- **SHORT TASK**
Set down the data below from its first line to the line holding "plt.rcParams['font.family'] = ['Liberation", inclusive; omit all pictures.
** Start of DATASET EXTRACT **
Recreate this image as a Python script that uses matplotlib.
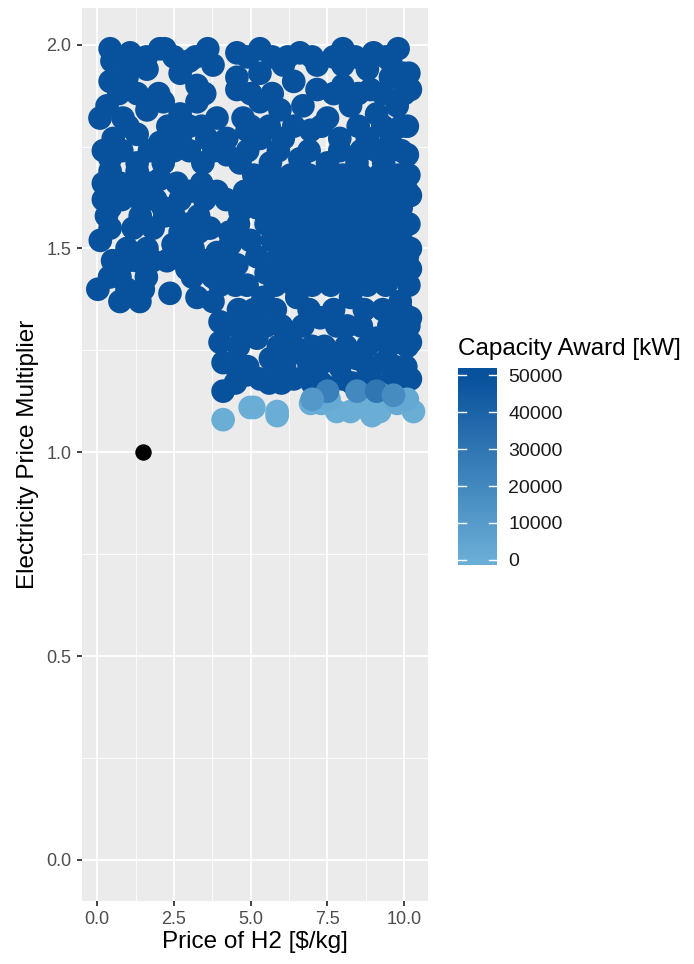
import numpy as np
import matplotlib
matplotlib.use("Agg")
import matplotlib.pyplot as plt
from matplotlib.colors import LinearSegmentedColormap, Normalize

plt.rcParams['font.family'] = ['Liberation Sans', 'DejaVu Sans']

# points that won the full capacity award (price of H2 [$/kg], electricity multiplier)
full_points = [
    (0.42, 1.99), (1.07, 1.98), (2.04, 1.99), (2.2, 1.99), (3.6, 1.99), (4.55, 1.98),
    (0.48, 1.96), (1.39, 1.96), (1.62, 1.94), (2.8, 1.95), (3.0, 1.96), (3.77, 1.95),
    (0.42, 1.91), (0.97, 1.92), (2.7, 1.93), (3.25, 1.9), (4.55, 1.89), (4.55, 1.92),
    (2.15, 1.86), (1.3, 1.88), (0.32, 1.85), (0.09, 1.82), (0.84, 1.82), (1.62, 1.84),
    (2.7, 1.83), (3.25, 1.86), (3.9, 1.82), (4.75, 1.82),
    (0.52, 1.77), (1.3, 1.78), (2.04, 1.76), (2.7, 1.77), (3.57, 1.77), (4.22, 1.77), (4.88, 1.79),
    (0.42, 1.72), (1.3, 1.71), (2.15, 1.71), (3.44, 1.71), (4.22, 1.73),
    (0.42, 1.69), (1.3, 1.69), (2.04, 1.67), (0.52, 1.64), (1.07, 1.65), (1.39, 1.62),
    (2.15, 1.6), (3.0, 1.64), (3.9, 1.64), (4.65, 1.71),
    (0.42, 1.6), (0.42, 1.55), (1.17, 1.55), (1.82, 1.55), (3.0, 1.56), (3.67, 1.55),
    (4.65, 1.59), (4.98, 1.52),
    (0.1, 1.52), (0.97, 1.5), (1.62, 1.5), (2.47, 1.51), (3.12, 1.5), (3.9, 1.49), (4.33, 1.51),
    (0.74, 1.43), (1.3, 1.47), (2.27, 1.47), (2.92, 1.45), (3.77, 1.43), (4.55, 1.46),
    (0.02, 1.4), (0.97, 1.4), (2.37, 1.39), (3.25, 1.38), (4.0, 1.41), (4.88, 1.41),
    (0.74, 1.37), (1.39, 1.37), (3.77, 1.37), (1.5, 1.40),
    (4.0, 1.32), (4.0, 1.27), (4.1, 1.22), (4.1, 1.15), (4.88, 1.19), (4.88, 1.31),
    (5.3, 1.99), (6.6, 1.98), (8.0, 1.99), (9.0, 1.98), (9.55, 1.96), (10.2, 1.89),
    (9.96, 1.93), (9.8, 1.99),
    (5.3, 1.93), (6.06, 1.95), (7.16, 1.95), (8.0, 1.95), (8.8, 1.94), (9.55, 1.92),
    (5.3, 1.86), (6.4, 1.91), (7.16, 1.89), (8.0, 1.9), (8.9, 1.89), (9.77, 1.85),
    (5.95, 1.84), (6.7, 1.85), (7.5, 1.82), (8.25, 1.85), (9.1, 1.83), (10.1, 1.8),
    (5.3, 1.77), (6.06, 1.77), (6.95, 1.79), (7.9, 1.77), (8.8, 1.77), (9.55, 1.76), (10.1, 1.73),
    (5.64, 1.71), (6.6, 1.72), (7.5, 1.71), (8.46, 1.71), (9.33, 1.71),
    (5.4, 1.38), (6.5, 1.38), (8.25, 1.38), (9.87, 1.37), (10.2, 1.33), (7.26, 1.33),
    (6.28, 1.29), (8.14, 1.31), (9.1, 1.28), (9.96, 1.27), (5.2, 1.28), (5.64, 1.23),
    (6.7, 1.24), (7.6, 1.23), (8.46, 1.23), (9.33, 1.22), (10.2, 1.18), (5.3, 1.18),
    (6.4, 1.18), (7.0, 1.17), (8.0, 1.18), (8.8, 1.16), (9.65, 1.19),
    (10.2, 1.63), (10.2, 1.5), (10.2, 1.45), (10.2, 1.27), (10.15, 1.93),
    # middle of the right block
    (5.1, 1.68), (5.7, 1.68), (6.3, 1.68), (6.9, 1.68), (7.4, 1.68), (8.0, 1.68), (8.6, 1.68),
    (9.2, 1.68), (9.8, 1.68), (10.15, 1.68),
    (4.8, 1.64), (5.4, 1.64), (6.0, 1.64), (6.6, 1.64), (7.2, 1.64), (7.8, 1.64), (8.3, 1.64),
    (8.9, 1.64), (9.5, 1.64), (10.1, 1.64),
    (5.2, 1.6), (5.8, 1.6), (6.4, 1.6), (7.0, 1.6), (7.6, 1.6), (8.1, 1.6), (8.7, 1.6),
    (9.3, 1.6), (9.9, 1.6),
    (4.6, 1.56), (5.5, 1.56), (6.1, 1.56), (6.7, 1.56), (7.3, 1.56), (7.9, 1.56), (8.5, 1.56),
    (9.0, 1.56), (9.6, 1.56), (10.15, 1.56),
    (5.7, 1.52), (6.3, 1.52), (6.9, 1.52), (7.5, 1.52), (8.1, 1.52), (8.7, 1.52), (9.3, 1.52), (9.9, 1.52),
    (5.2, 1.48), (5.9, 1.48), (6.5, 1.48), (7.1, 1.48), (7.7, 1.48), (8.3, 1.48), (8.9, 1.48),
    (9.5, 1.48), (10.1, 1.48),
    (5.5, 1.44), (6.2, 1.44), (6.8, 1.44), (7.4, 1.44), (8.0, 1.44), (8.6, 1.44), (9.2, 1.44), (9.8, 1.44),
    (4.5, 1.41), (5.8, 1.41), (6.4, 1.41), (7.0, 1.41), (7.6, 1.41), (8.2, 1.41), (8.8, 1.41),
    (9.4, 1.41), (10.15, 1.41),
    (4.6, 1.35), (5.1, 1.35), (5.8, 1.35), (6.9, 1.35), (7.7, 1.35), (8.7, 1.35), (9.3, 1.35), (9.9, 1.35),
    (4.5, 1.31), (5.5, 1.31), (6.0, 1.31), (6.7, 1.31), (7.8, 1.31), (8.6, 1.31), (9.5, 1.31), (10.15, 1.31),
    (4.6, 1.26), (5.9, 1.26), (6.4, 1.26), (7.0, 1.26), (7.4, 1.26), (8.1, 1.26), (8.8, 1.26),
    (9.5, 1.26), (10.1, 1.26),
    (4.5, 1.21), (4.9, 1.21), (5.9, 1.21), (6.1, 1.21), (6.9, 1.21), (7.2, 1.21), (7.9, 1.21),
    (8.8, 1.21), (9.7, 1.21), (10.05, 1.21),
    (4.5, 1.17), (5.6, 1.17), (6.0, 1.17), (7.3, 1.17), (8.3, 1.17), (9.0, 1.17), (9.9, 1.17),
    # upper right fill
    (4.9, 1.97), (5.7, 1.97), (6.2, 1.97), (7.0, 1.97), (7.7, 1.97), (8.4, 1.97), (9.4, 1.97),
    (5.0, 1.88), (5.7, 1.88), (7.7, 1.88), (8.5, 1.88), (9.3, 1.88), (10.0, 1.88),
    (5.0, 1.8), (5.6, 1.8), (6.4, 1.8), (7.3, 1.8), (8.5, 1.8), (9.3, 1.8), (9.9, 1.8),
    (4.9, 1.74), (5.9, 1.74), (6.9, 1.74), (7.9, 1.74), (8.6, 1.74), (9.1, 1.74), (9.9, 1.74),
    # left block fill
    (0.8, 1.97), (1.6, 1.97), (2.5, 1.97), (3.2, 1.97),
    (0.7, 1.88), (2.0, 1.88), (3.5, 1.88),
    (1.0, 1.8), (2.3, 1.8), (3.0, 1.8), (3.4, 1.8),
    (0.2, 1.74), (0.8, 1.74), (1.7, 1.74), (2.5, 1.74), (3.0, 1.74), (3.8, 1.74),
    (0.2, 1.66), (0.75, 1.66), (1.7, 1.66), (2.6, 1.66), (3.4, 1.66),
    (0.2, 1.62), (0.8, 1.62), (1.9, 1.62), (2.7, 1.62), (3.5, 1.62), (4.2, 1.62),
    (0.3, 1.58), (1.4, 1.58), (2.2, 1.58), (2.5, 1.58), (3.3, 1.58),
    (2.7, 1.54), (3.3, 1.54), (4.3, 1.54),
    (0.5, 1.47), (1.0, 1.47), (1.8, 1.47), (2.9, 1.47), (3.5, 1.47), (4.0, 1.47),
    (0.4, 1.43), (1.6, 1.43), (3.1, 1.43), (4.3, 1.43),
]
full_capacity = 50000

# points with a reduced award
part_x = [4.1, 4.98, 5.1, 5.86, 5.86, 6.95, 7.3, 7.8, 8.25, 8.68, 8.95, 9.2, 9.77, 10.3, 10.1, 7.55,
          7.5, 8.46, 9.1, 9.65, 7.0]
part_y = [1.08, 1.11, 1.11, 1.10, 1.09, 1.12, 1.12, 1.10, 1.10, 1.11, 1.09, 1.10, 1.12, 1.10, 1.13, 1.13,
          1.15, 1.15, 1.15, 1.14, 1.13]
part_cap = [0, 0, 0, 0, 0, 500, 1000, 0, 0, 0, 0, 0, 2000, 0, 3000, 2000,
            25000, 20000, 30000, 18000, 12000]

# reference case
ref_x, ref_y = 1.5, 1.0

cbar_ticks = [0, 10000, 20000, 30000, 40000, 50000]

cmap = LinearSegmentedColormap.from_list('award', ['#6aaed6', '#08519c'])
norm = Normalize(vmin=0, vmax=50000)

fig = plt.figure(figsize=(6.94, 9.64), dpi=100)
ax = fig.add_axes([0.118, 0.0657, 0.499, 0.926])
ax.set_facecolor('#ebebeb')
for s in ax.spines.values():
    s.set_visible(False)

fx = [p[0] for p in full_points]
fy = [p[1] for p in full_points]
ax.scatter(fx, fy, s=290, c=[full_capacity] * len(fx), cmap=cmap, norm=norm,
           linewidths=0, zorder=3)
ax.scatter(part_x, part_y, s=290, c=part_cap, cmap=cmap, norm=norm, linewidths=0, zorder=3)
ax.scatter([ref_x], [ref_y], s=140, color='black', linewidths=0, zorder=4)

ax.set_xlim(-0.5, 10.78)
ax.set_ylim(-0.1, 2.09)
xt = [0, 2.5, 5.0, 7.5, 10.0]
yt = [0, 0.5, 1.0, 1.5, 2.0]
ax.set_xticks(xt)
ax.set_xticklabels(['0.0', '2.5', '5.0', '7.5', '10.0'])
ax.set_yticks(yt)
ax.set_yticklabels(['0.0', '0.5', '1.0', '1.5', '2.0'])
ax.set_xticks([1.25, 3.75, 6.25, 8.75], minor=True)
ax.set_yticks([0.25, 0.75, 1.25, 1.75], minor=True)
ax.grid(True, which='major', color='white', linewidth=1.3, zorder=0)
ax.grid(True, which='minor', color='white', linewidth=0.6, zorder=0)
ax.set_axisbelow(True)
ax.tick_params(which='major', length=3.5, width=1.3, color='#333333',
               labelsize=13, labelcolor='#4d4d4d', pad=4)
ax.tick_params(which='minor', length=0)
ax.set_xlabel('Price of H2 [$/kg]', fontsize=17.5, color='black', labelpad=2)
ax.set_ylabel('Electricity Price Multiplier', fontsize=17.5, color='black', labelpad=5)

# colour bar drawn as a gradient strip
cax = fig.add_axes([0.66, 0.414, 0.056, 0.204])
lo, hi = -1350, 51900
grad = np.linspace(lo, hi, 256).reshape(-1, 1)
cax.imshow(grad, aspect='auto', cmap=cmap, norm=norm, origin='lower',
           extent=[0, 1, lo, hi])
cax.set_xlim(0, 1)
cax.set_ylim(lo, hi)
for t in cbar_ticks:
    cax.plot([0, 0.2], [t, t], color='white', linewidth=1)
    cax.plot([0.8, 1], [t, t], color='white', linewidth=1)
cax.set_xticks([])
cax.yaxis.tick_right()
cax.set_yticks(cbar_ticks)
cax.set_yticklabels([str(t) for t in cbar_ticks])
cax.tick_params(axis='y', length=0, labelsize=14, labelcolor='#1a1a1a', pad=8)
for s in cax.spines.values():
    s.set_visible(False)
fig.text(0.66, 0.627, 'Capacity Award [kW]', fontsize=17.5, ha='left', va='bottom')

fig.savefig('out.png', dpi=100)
** End of DATASET EXTRACT **
- **RESULT BELOW**
Recreate this image as a Python script that uses matplotlib.
import numpy as np
import matplotlib
matplotlib.use("Agg")
import matplotlib.pyplot as plt
from matplotlib.colors import LinearSegmentedColormap, Normalize

plt.rcParams['font.family'] = ['Liberation Sans', 'DejaVu Sans']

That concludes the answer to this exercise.